Jo Ann Tenev, Dorantes’ stepmother, said she is amazed by  the community response, especially the support of strangers.

Lauren Hall, who has lived in the area for over a year, met the family this summer. She said after she heard of Dorantes’ death, she wanted to help in some way.

Hall asked friends and family in Chicago to take meals  to the family.  She posted her efforts to deliver meals on Everyblock, where other residents also have volunteered to deliver dinners through Monday.

“People really feel the gravity of it,” Hall said.

Traci Moss will bring her meal on Monday. Dorantes was killed a few blocks from her home, and this was a chance to support the family. She said though neighborhood relationships are a little fractured, “reaching out to neighbors is the kind of community-building to prevent these things from happening in the future.”
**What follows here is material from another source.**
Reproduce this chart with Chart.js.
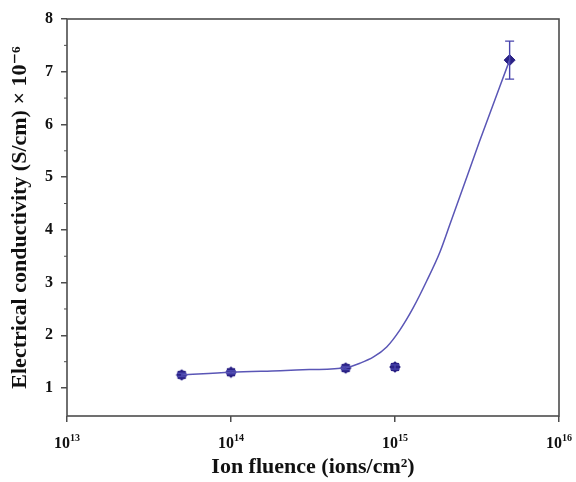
<!DOCTYPE html>
<html>
<head>
<meta charset="utf-8">
<script src="https://cdn.jsdelivr.net/npm/chart.js@4"></script>
<style>
  html, body { margin: 0; padding: 0; background: #fff; }
  #wrap { width: 576px; height: 482px; }
</style>
</head>
<body>
<div id="wrap"><canvas id="chart"></canvas></div>
<script>
// measured conductivity vs ion fluence
const fluence = [5e13, 1e14, 5e14, 1e15, 5e15];
const conductivity = [1.25, 1.30, 1.38, 1.40, 7.22];
const errors = [0.03, 0.03, 0.03, 0.04, 0.36];

// fitted guide curve
const fitFluence = [5e13, 1e14, 2e14, 3e14, 5e14, 6.1e14, 7.4e14, 8.9e14, 1.07e15, 1.29e15, 1.56e15, 1.88e15, 2.16e15, 2.77e15, 3.27e15, 5e15];
const fitValues = [1.25, 1.30, 1.33, 1.35, 1.385, 1.47, 1.59, 1.78, 2.10, 2.52, 3.03, 3.58, 4.10, 5.04, 5.67, 7.22];

const xTicks = [1e13, 1e14, 1e15, 1e16];
const yTicks = [1, 2, 3, 4, 5, 6, 7, 8];
const yMinorTicks = [1.5, 2.5, 3.5, 4.5, 5.5, 6.5, 7.5];

const axisColor = '#4d4d4d';
const markColor = '#2a2185';
const lineColor = '#5a56b6';
const serif = "'Liberation Serif', 'DejaVu Serif', serif";

// small filled cog used as the marker
function cogMarker(r) {
  const c = document.createElement('canvas');
  const s = Math.ceil(r * 2 + 2);
  c.width = s; c.height = s;
  const g = c.getContext('2d');
  g.fillStyle = markColor;
  g.beginPath();
  for (let i = 0; i < 16; i++) {
    const ang = i * Math.PI / 8;
    const rr = i % 2 === 0 ? r : r * 0.8;
    g.lineTo(s / 2 + rr * Math.cos(ang), s / 2 + rr * Math.sin(ang));
  }
  g.closePath();
  g.fill();
  return c;
}
const cog = cogMarker(5.8);

const frame = {
  id: 'frame',
  afterDraw(chart) {
    const { ctx, chartArea: a, scales } = chart;
    ctx.save();
    ctx.strokeStyle = axisColor;
    ctx.lineWidth = 1.6;
    ctx.strokeRect(a.left, a.top, a.right - a.left, a.bottom - a.top);
    // minor ticks on y
    ctx.lineWidth = 1;
    yMinorTicks.forEach(v => {
      const y = scales.y.getPixelForValue(v);
      ctx.beginPath();
      ctx.moveTo(a.left - 3, y);
      ctx.lineTo(a.left, y);
      ctx.stroke();
    });
    // error bars
    ctx.strokeStyle = '#4844ad';
    ctx.lineWidth = 1.4;
    fluence.forEach((f, i) => {
      const x = scales.x.getPixelForValue(f);
      const y1 = scales.y.getPixelForValue(conductivity[i] + errors[i]);
      const y2 = scales.y.getPixelForValue(conductivity[i] - errors[i]);
      ctx.beginPath();
      ctx.moveTo(x, y1); ctx.lineTo(x, y2);
      ctx.moveTo(x - 4.5, y1); ctx.lineTo(x + 4.5, y1);
      ctx.moveTo(x - 4.5, y2); ctx.lineTo(x + 4.5, y2);
      ctx.stroke();
    });
    // x tick labels as 10 with raised exponent
    ctx.fillStyle = '#111';
    ctx.textBaseline = 'alphabetic';
    xTicks.forEach(v => {
      const x = scales.x.getPixelForValue(v);
      const exp = String(Math.round(Math.log10(v)));
      ctx.font = `bold 16px ${serif}`;
      const wBase = ctx.measureText('10').width;
      ctx.font = `bold 10px ${serif}`;
      const wExp = ctx.measureText(exp).width;
      const x0 = x - (wBase + wExp) / 2;
      ctx.font = `bold 16px ${serif}`;
      ctx.fillText('10', x0, 448);
      ctx.font = `bold 10px ${serif}`;
      ctx.fillText(exp, x0 + wBase, 441);
    });
    ctx.restore();
  }
};

new Chart(document.getElementById('chart'), {
  type: 'line',
  data: {
    datasets: [{
      label: 'fit',
      data: fitFluence.map((f, i) => ({ x: f, y: fitValues[i] })),
      borderColor: lineColor,
      borderWidth: 1.5,
      pointRadius: 0,
      cubicInterpolationMode: 'monotone',
      fill: false
    }, {
      label: 'measured',
      data: fluence.map((f, i) => ({ x: f, y: conductivity[i] })),
      showLine: false,
      pointStyle: [cog, cog, cog, cog, 'rectRot'],
      pointRadius: [6, 6, 6, 6, 5.5],
      pointBackgroundColor: markColor,
      pointBorderColor: markColor,
      pointBorderWidth: 1
    }]
  },
  options: {
    responsive: true,
    maintainAspectRatio: false,
    animation: false,
    layout: { padding: { left: 0, right: 17, top: 19, bottom: 0 } },
    plugins: { legend: { display: false }, tooltip: { enabled: false } },
    scales: {
      x: {
        type: 'logarithmic',
        min: 1e13,
        max: 1e16,
        afterBuildTicks: s => { s.ticks = xTicks.map(v => ({ value: v })); },
        afterFit: s => { s.height = 66; },
        border: { display: false },
        grid: { drawOnChartArea: false, color: axisColor, lineWidth: 1.5, tickLength: 6 },
        ticks: { display: false },
        title: {
          display: true, text: 'Ion fluence (ions/cm²)', color: '#111',
          font: { family: serif, size: 22, weight: 'bold' },
          padding: { top: 2, bottom: 1 }
        }
      },
      y: {
        min: 0.47,
        max: 8,
        afterBuildTicks: s => { s.ticks = yTicks.map(v => ({ value: v })); },
        afterFit: s => { s.width = 67; },
        border: { display: false },
        grid: { drawOnChartArea: false, color: axisColor, lineWidth: 1.5, tickLength: 6 },
        ticks: {
          color: '#111', padding: 8,
          font: { family: serif, size: 16, weight: 'bold' }
        },
        title: {
          display: true, text: 'Electrical conductivity (S/cm) × 10⁻⁶', color: '#111',
          font: { family: serif, size: 22, weight: 'bold' },
          padding: { top: 7, bottom: 0 }
        }
      }
    }
  },
  plugins: [frame]
});
</script>
</body>
</html>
Hall said most volunteers were strangers to her and came from all different backgrounds. But regardless of socio-economics, she said, a tragedy like Dorantes’ shooting is a reminder that they are all – new and older residents -- part of the same community. “It’s affecting all of us,” she added.

Peter Walke lives a few houses down from Dorantes’ family. He knew them just from their greetings when he walked his dog, and he visited the family shortly after the shooting. “I just gave Jo Ann [Tenev] my card and said ‘if there’s anything I can do, let me know,” he said.

Walke found out about the funeral costs and wanted to help the family mobilize support online. He created a Facebook page and linked the Foundation to a PayPal account and FundRazr, an online fundraising tool. He alerted the community through Everyblock and posted flyers in local businesses.  

As of Wednesday, the Foundation had raised more than $2000, Walke said. Online contributions have ranged from $5 to $300. Most come from addresses near Humboldt Park, though others arrived from as far as Louisiana and Ohio.

The addresses of the donators showed Walke that residents were taking a stand. “We have a duty to this neighborhood to make it our own,” he said. “Maybe that’s what the difference it.”

Tenev said that as of Tuesday night, the family had raised enough to make the funeral arrangements.

Alderman Proco Joe Moreno (1st) said Wednesday in an email that deaths like Dorantes weren’t just numbers. “When institutions fail, the immediate community often fills the void, which seems to be happening here,” he said.

The neighborhood’s reaction has proved the loss her stepson’s death is to the community, Tenev said, adding that Rey [Dorantes] was always trying to cheer people up or jumping up to help with the laundry or to run errands to the grocery store.

Perhaps Dorantes’ stepbrother best summed up Dorantes’ most cherished future goal. “He was ready to tell his father, “ Vincent Tenev said, “that he was ready to become a man.”